Thursday, July 22, 2010

New York and Star Wars

This is a post in a series that goes back to my first post where I campaign against people referring to Star Wars as "A New Hope"

If I said "I live in New York" what would you think I meant? I live in New York state, New York City, New York County (Manhattan), or New York metro? Depending on the context you may think any of the four. Sometimes the meaning wouldn't be clear from context and you'd ask for clarification. A lot of the time it wouldn't matter, so you wouldn't bother.

One of the main arguments people make against saying "Star Wars" is that it isn't clear from context what you mean. But we tolerate the ambiguity with other words, like New York (mentioned here) and Disneyland (mentioned previously), so why not with Star Wars?

I bring up New York as an example because it has interesting parallels with Star Wars.
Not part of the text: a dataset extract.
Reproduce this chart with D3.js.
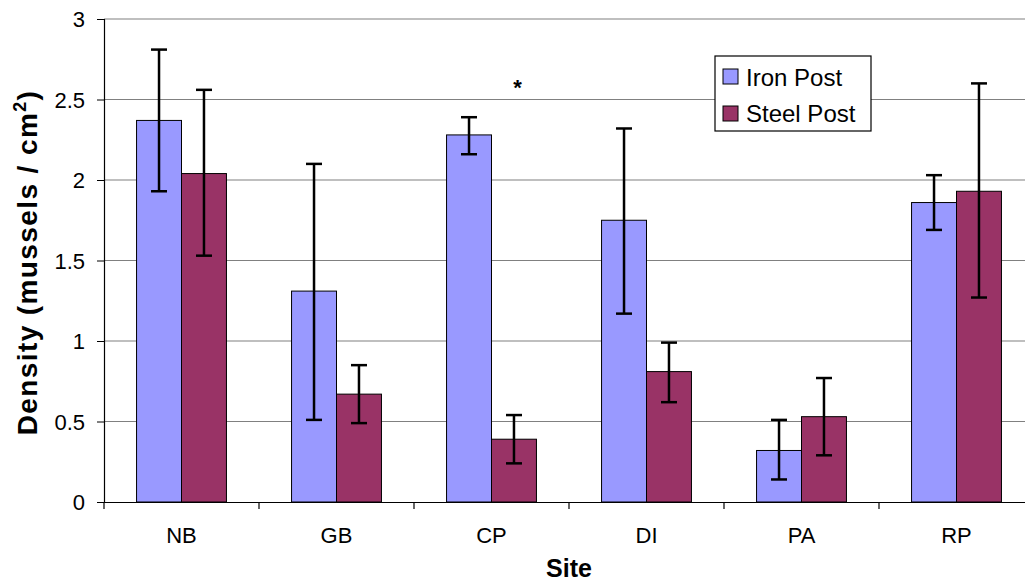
<!DOCTYPE html>
<html><head><meta charset="utf-8">
<script src="https://cdn.jsdelivr.net/npm/d3@7"></script>
<style>body{margin:0;background:#fff}svg{display:block}</style>
</head><body><svg id="c" width="1025" height="584" font-family="'Liberation Sans', Arial, sans-serif"></svg>
<script>
const sites = ["NB","GB","CP","DI","PA","RP"];
const seriesNames = ["Iron Post","Steel Post"];
const ironMean = [2.37,1.31,2.28,1.75,0.32,1.86];
const ironHi   = [2.81,2.10,2.39,2.32,0.51,2.03];
const ironLo   = [1.93,0.51,2.16,1.17,0.14,1.69];
const steelMean= [2.04,0.67,0.39,0.81,0.53,1.93];
const steelHi  = [2.56,0.85,0.54,0.99,0.77,2.60];
const steelLo  = [1.53,0.49,0.24,0.62,0.29,1.27];
const yTicks = [0,0.5,1,1.5,2,2.5,3];
const colors = ["#9999FF","#993366"];
const FONT = "'Liberation Sans', Arial, sans-serif";

const svg = d3.select("#c");
const L=104, R=1034, T=19, B=502;
const x = d3.scaleBand().domain(sites).range([L,R]);
const y = d3.scaleLinear().domain([0,3]).range([B,T]);
const g = svg.append("g");

// gridlines
g.selectAll(".grid").data(yTicks.filter(d=>d>0)).join("line")
 .attr("x1",L).attr("x2",R).attr("y1",d=>y(d)).attr("y2",d=>y(d))
 .attr("stroke","#808080").attr("stroke-width",1.2);

const data = sites.map((s,i)=>[
  {s,k:0,v:ironMean[i],hi:ironHi[i],lo:ironLo[i]},
  {s,k:1,v:steelMean[i],hi:steelHi[i],lo:steelLo[i]}]).flat();
const bw = x.bandwidth()*0.29;
const bx = d=> x(d.s)+x.bandwidth()/2 + (d.k===0?-bw:0);

g.selectAll(".bar").data(data).join("rect")
 .attr("x",bx).attr("width",bw).attr("y",d=>y(d.v)).attr("height",d=>B-y(d.v))
 .attr("fill",d=>colors[d.k]).attr("stroke","#000").attr("stroke-width",1);

// axes
const ya = d3.axisLeft(y).tickValues(yTicks).tickSize(7).tickFormat(d=>d);
const yg = g.append("g").attr("transform",`translate(${L},0)`).call(ya).attr("font-family",FONT);
yg.select(".domain").attr("stroke","#000").attr("stroke-width",1.2);
yg.selectAll("line").attr("stroke","#000");
yg.selectAll("text").attr("font-size",22).attr("fill","#000").attr("x",-19).attr("dy","0.35em");

const xa = d3.axisBottom(x).tickSize(0).tickPadding(0);
const xg = g.append("g").attr("transform",`translate(0,${B})`).call(xa).attr("font-family",FONT);
xg.select(".domain").attr("stroke","#000").attr("stroke-width",1.2);
xg.selectAll("text").attr("font-size",22).attr("fill","#000").attr("dy",0).attr("y",41);
// category separator ticks
g.selectAll(".xt").data(sites.concat(["_end"])).join("line")
 .attr("x1",(d,i)=>L+i*x.step()).attr("x2",(d,i)=>L+i*x.step())
 .attr("y1",B).attr("y2",B+7).attr("stroke","#000").attr("stroke-width",1.2);

// error bars
const eb = g.selectAll(".eb").data(data).join("g")
 .attr("transform",d=>`translate(${bx(d)+bw/2},0)`);
eb.append("line").attr("y1",d=>y(d.hi)).attr("y2",d=>y(d.lo)).attr("stroke","#000").attr("stroke-width",2.5);
eb.append("line").attr("x1",-8).attr("x2",8).attr("y1",d=>y(d.hi)).attr("y2",d=>y(d.hi)).attr("stroke","#000").attr("stroke-width",2.5);
eb.append("line").attr("x1",-8).attr("x2",8).attr("y1",d=>y(d.lo)).attr("y2",d=>y(d.lo)).attr("stroke","#000").attr("stroke-width",2.5);

// asterisk
svg.append("text").attr("x",x("CP")+x.bandwidth()/2+26).attr("y",95).attr("text-anchor","middle")
 .attr("font-size",22).attr("font-weight","bold").text("*");

// axis titles
svg.append("text").attr("x",569).attr("y",577).attr("text-anchor","middle")
 .attr("font-size",25).attr("font-weight","bold").text("Site");
const yt = svg.append("text").attr("transform",`translate(37,${(T+B)/2+2}) rotate(-90)`)
 .attr("text-anchor","middle").attr("font-size",28).attr("font-weight","bold").attr("letter-spacing",1.4);
yt.append("tspan").text("Density (mussels / cm");
yt.append("tspan").attr("font-size",18).attr("dy",-11).text("2");
yt.append("tspan").attr("dy",11).text(")");

// legend
const lg = svg.append("g").attr("transform","translate(715,56)");
lg.append("rect").attr("width",156).attr("height",75).attr("fill","#fff").attr("stroke","#000").attr("stroke-width",1.2);
seriesNames.forEach((n,i)=>{
  lg.append("rect").attr("x",8).attr("y",13+i*37).attr("width",15).attr("height",15)
    .attr("fill",colors[i]).attr("stroke","#000");
  lg.append("text").attr("x",31).attr("y",30+i*36).attr("font-size",24).text(n);
});
</script></body></html>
For starters, for the most part, if people mean something to do with upstate New York they say upstate New York, not just New York. That is analogous to how you can specify that you mean a specific Star Wars movie you can give its name (e.g. Return of the Jedi), not just Star Wars. If people mean the entire state of New York, they usually say New York state, just like if you mean the Star Wars saga or trilogy you can say so. More interestingly, a lot of college students, I've noticed, mean Manhattan (that's pronounced Men-haten) when they say "New York." If you were talking about Queens or Brooklyn they wouldn't count that as New York City, I guess. That is probably a legacy of the fact that Brooklyn was an independent city until something like 1880 and Manhattan was just New York until then. Star Wars, of course, has a similar story, being released as "Star Wars" and being known only by that name for the longest time. (The 1981 re-release added the "Episode IV" and "A New Hope" lines to the crawl, but I don't think it was widely known until some smart asses started a trend in the 90s.)

One last point: you could take this as an argument for saying "A New Hope," after all it does seem stupid that people say "New York" when they mean Manhattan specifically. But Manhattan doesn't have a horribly ugly sound like "New Hope." And this is really about beauty as much as tradition.